This can achieve dramatic size reductions for long documents (e.g., a 10KB email body could become a few hundred bytes) but is inherently LOSSY -- the reconstructed text conveys the same meaning but may use different words.

6B1. Requirements

The sender and receiver MUST have the exact same model (same ID and version). Even minor model updates change the latent space, which can produce incorrect or garbled output.
The meta section MUST include:
- Key 31 (Compression Type) = 5 (semantic encoding)
- Key 38 (Semantic Model): Identifies the model. Format: [Model ID: 4 bytes] [Version Hash: 16 bytes]
- Key 36 (Preview Text): REQUIRED when semantic encoding is used. Provides a plain UTF-8 fallback.
The meta section SHOULD include:
- Key 35 (AI Summary): A human-readable summary as additional fallback.
- Key 39 (Semantic Flags): Bit 0: Lossy OK, Bit 1: Exact words matter.

6B2. Document Structure with Semantic Encoding

[Pair Count: 2 LE] [Meta KV pairs (including model ID and preview text)]
0x1C [Styles Length: 4 LE] [Styles section -- normal, not semantically encoded]
0x1C [Semantic Payload Length: 4 LE] [Semantic tokens/embedding]
0x1C [Resources Length: 4 LE] [Resources -- normal]
0x1C [Logic]

The Styles section is NOT semantically encoded (it's already compact binary).
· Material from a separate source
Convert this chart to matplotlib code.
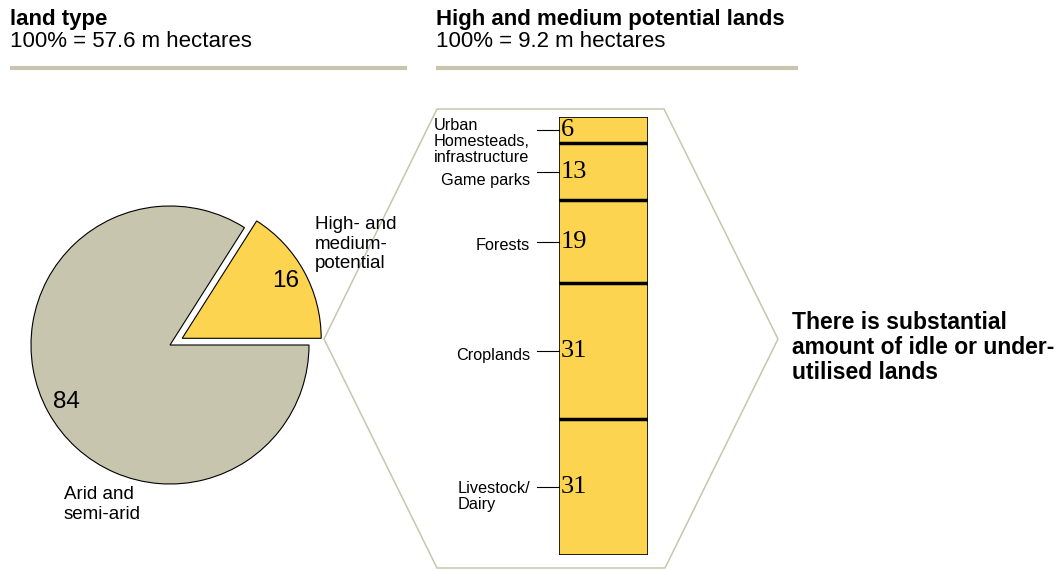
import numpy as np
import matplotlib.pyplot as plt
from matplotlib.patches import Polygon

plt.rcParams['font.family'] = ['Liberation Sans', 'DejaVu Sans']

# data
pie_labels = ['High- and\nmedium-\npotential', 'Arid and\nsemi-arid']
pie_values = [16, 84]

bar_labels = ['Livestock/\nDairy', 'Croplands', 'Forests', 'Game parks',
              'Urban\nHomesteads,\ninfrastructure']
bar_values = [31, 31, 19, 13, 6]

YELLOW = '#FCD450'
GRAY = '#C8C5AE'

W, H = 1057, 571
fig = plt.figure(figsize=(W / 100, H / 100), dpi=100)

# overlay in pixel coords for headers, frame and notes
ov = fig.add_axes([0, 0, 1, 1])
ov.set_xlim(0, W)
ov.set_ylim(H, 0)
ov.axis('off')

ov.text(10, 25, 'land type', fontsize=16, fontweight='bold', va='baseline')
ov.text(10, 47, '100% = 57.6 m hectares', fontsize=16, va='baseline')
ov.plot([10, 407], [68, 68], color=GRAY, lw=3, solid_capstyle='butt')

ov.text(436, 25, 'High and medium potential lands', fontsize=16,
        fontweight='bold', va='baseline')
ov.text(436, 47, '100% = 9.2 m hectares', fontsize=16, va='baseline')
ov.plot([436, 798], [68, 68], color=GRAY, lw=3, solid_capstyle='butt')

# zoom hexagon
hexa = Polygon([(324, 339), (437, 109), (664, 109), (778, 339),
                (665, 568), (437, 568)], closed=True, fill=False,
               edgecolor=GRAY, lw=1.1)
ov.add_patch(hexa)

ov.text(792, 311, 'There is substantial\namount of idle or under-\nutilised lands',
        fontsize=16.5, fontweight='bold', va='top', linespacing=1.12)

# pie
cx, cy, r = 170, 345, 139
side = 2.5 * r
pax = fig.add_axes([(cx - side / 2) / W, (H - cy - side / 2) / H, side / W, side / H])
wedges, texts, autotexts = pax.pie(
    pie_values, explode=[0.1, 0], colors=[YELLOW, GRAY], startangle=0,
    counterclock=True, autopct='%d', pctdistance=0.85,
    wedgeprops=dict(edgecolor='black', linewidth=0.8),
    textprops=dict(fontsize=17.5))
pax.set_xlim(-1.25, 1.25)
pax.set_ylim(-1.25, 1.25)
pax.axis('off')

ov.text(315, 216, pie_labels[0], fontsize=13.5, va='top', linespacing=1.2)
ov.text(64, 486, pie_labels[1], fontsize=13.5, va='top', linespacing=1.2)

# stacked bar
bx0, bx1, by0, by1 = 559, 648, 117, 555
bax = fig.add_axes([bx0 / W, (H - by1) / H, (bx1 - bx0) / W, (by1 - by0) / H])
bottoms = np.concatenate([[0], np.cumsum(bar_values)[:-1]])
bax.bar(0, bar_values, bottom=bottoms, width=1, color=YELLOW,
        edgecolor='black', linewidth=1.2)
bax.hlines(bottoms[1:], -0.5, 0.5, color='black', lw=2.5)
bax.set_xlim(-0.5, 0.5)
bax.set_ylim(0, sum(bar_values))
bax.axis('off')

label_drop = [7, 3, 3, 6, 8]  # points down, to keep labels apart
for val, lab, b, drop in zip(bar_values, bar_labels, bottoms, label_drop):
    mid = b + val / 2
    bax.text(-0.48, mid, str(val), family='Liberation Serif', fontsize=19,
             ha='left', va='center')
    bax.annotate(lab, xy=(-0.5, mid), xytext=(-21, -drop),
                 textcoords='offset points', fontsize=11.7, ha='right',
                 va='center', multialignment='left', linespacing=1.1,
                 annotation_clip=False)
    bax.plot([-0.75, -0.5], [mid, mid], color='black', lw=0.8, clip_on=False)

fig.savefig('out.png', dpi=100)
Only the Text section is replaced with semantic tokens.

6B3. Receiver Behavior

If the receiver has the matching model:

Read meta (including model ID and version hash).
Verify the local model matches (same ID and version hash).
Parse styles section normally.
Read semantic payload.
Decode semantic payload using the matching model → produces UTF-8 text.
Render the decoded text with styles applied.

If the receiver does NOT have the matching model:

Read meta.
Display Preview Text (key 36) and/or AI Summary (key 35) as the message body.
Optionally display a notice: "This message uses semantic encoding. Install [model name] for full rendering."
The Styles section and Resources section are still fully usable -- the client can render a styled version of the Preview Text.

6B4. When to Use Semantic Encoding

Good Candidates	Bad Candidates
Long conversational emails (high redundancy)	Legal documents, contracts (exact wording matters)
Newsletter content (summaries, descriptions)	Technical specifications (precision required)
Automated notifications (system-generated text)	Poetry, literature (artistic word choice matters)
Bulk messages to groups (bandwidth savings multiply)	Short messages (overhead exceeds savings)

6B5. Future Considerations

A registry of standardized Semantic Model IDs will be needed as this feature matures.
Hybrid encoding (some paragraphs semantic, some literal) may be added in Phase III.
Semantic encoding of the Styles section itself overlaps with the AI prompt feature (SUB 0x1A) and is not duplicated here.

7. Default Style Sets

When meta key 32 (Default Style Set) is >= 1:

Value 1: Use the client's built-in default style set. The styles section may be empty or contain delta overrides.
Value 2-255: Named style set IDs. Predefined style collections (e.g., "corporate," "newsletter," "casual") that clients recognize.

Delta encoding: When a default style set is active, any records present in the styles section REPLACE the corresponding default record at the same index. Records not present use the default.

Client themes: Users may apply visual themes (dark mode, high contrast, custom fonts) that override document styles. Themes are a client-side rendering concern and are not part of the CBDF format specification.

8. Rendering Model

Phase A: Immediate rendering.

Read meta section (always uncompressed).
If EOF flag: display subject as message. Done.
Decompress styles + text (if compressed).
Parse styles section (build style tables).
Parse text section (render content with image placeholders).
Display rendered content to user.

Phase B: Progressive resource loading (optional).

Stream resources section.
Replace image placeholders with actual images as they arrive.
Client may skip this phase entirely (abortable download).

This is analogous to how web browsers progressively render pages -- text and layout appear first, images fill in afterward.

9. Byte Order

All multi-byte integers in CBDF are LITTLE-ENDIAN (LE). This includes: pair counts, section lengths, timestamps, font IDs, color values, image dimensions, and all other multi-byte fields.

10. File Extensions

Extension	Description
`.qmail`	QMail email document
`.qweb`	QWeb page document
`.cbdf`	Generic CBDF document